I haven't heard of anything like that before. Could it be that Microsoft just lined those guys' pockets? Everybody know that the Xbox division has been given unrestricted playroom in order to get exclusivity...
AFAIK the font size issue is a Unity only "Feature". On gnome I've never had it, but I think the earliest Gnome3 install I did for an HTPC was Gnome3.2 so maybe it existed in earlier versions. The only issues I have from an HTPC perspective was that I can't set the cursor size efficiently on any DE I've tried without starting to hack around. Also if you are going to go the large text way (which you are if you are doing an HTPC) I'd recommend using Adwaita in stead of whatever emerald theme your distro ships. Other themes might work well too but for example the Ubuntu Ambiance theme doesn't resize the close button if you set the bars to lrage,x-large or xx-large (my fave, feels more balanced with text-scale=1.9) which sucks. also you can do some easy seds on the emerald themes to regain the correct curvature on your windows.
Nope, the correct nvidia drivers are installed. It's just too much work for the CPU.
Unity2D only will help if you can't handle the graphics load. the problem with this PC though lies also with the CPUs power.
Good for you.
I, on the other hand, like my expose on the top left active corner and super key window positioning. Unity only with a mouse is like a phone UI on a desktop, pretty but too much effort and very cumbersome... Like win8
One very insightful thing:
Scrolling
Did anybody notice how the metro interface is generally horizontally scrolling?

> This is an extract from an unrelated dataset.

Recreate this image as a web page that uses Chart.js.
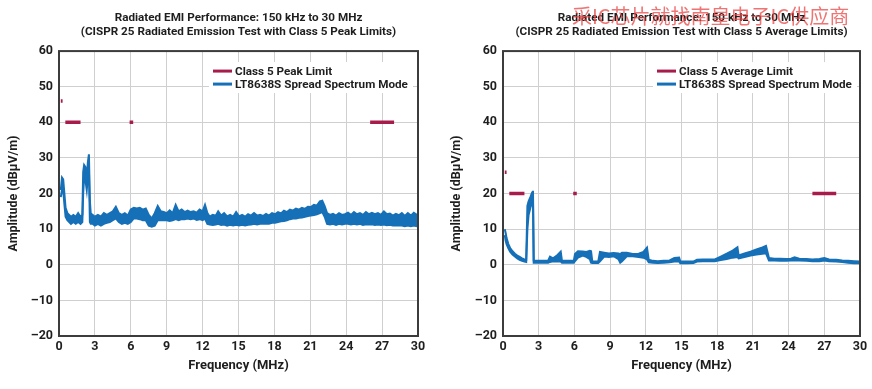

What I perceived in a tablet try out was that while vertical scrolling is very easy and comfortable (you an have both your hands on the device and still scroll perfectly fine), horizontal scrolling, mostly due to the UX mandated device bezels and human anatomy, is much more difficult to do since you get roughly a third of the area of responsive screen real estate, unless you keep one hand free and we all know what that means..
(I hate to be the Gnome lover but in this thread I turned out to be just that guy.)
You know that all your problems could be solved with gnome 3 right? specially the living room pc thing (aka mouse only environment).
No it's not.
In a mouse only environment you have to fish for the "expose desktops" button whereas in gnome 3 it is one concise move. In keyboard only mode you have to do a combination, not very difficult but much less effective than a single keypress. The UI does not deform properly upon parametrization, the hotbar shortcuts are irrelevant once you have actually started the programs (and you are in flow) which is the biggest part of your productive time, otherwise why are they there, lenses mess up the experience and unnecessarily populate your activities,I could go on but I thing my general position is made clear.
It would suck to run them on a netbook that doesn't have a lot of power.
Unity does. Gnome 3 I'm using almost exclusively for the last six months. But hey I tinker a lot with my devices.
Actually gnome 3 works acceptably on an 8 year old Sony VAIO. Unity runs at
What I can't digest about the unity interface is that it can't be effectively used as a mouse oriented UI nor can it be effectively used as a keyboard only UI. And that really makes a big difference for me. In an HTPC mouse only environment it is much easier to just use Gnome3 (even the theming for the living room aka huge fonts and buttons) are better applied by gnome shell. On the workstation again Gnome 3 works better because the keyboard mappings are very very concise and thought out, to the point where you can get to the behavioral patterns of a tiling wm without having done one modification. Unity? its nice if you have one hand on the keyboard and one on the mouse. Only that I am 99% less productive like that and it really doesn't make any sense.. And don't start talking about the hud thing because it plainly doesn't deliver.
It is easier to change the specification to fit the program than vice versa.